Prescribing medication can be a crapshoot. Upon receiving a diagnosis, many a patient goes through a period of trial and error in which doctors try to figure out what treatment works best. Medications that are very effective for one person may not do much for another. Or, worse, cause a toxic reaction.
Why is that? Well, there’s a field of medical research called pharmacogenomics that’s built upon the principle that a person’s genetic makeup has a lot to do with it. But it’s a relatively new discipline that proponents believe could get a big boost if the Legislature gets behind it.
It would request that the University of Minnesota establish a temporary pharmacogenomics task force that would analyze strategies to promote its research and use, then submit a report to the Legislature.
The House Higher Education Policy and Finance Committee laid the bill over, as amended, Wednesday for possible omnibus bill inclusion. Its companion, SF3846, sponsored by Sen. Jim Abeler (R-Anoka), awaits action in the Senate Higher Education Finance and Policy Committee.
“Pharmacogenomics is a form of precision medicine,” said Pamala Jacobson, director of the Institute for Personalized Medicine at the University of Minnesota College of Pharmacy. “It is the science of using the DNA makeup of cells to predict how effective or toxic a medication will be, thereby providing each patient with individualized therapy and/or dosing.”
Jacobson said that this precision medicine approach is proving effective in cancer treatment, and she and her colleagues would like to expand implementation in other areas.
Also speaking in support of the bill was David Gregornik, director of the Clinical Pharmacogenomics Program at Children’s Minnesota. He expressed hope that the task force and legislative support would open the field to more patients, expand education and recordkeeping, and encourage insurers to pay for the testing. He said most don’t at this point.
While the bill originally featured a $250,000 appropriation, an amendment removed that and inserted a section on the university seeking grants from foundations and other agencies.
Rep. Duane Quam (R-Byron) described pharmacogenomics as “the cutting edge for economical care.”

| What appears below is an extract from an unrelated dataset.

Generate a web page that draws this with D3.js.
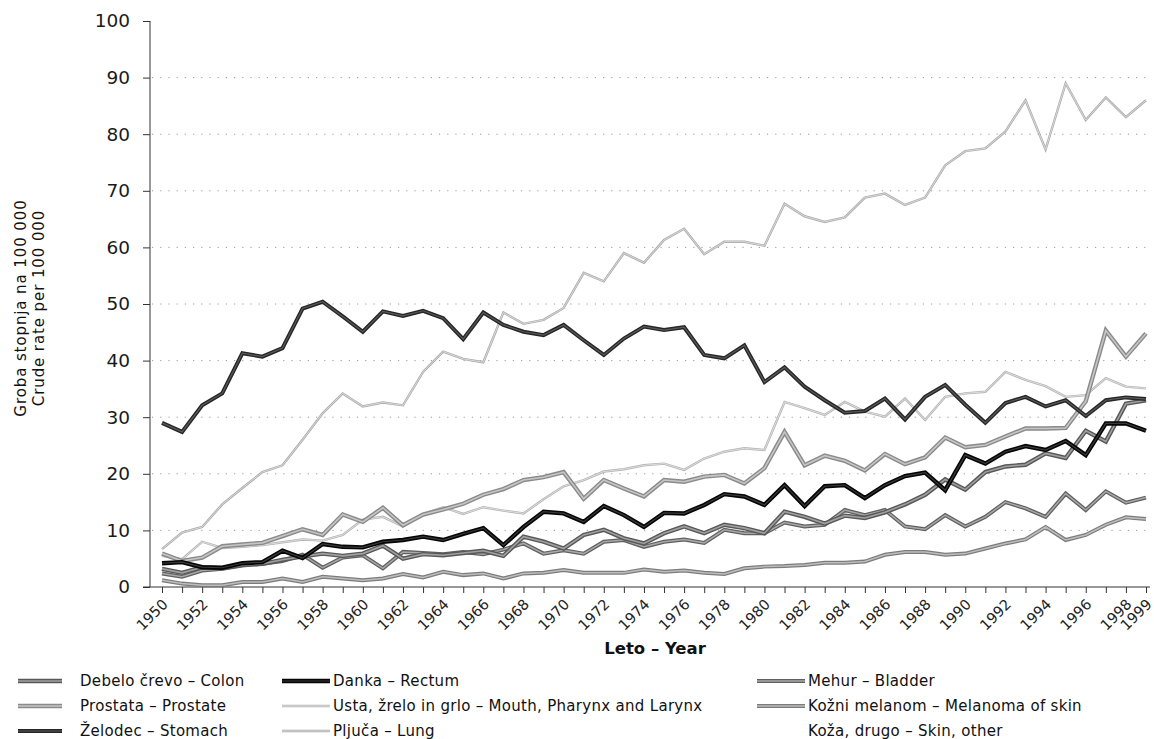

“I think it was around 2016 that pharmaceuticals passed hospitalization as the major cost driver for health care expenses,” Quam said. “This is a verifiable way to avoid pharmaceutical costs. If you get the right medicine the first time in close to the right dosage, it doesn’t take too many prescriptions to recover.
“When someone has a mental health issue, it’s frequently a year and a half to find the right med and tune it in. During that year and a half, there are readmissions and, unfortunately, some people don’t survive. There are multiple ways that we can intelligently cut costs and provide better care through this.”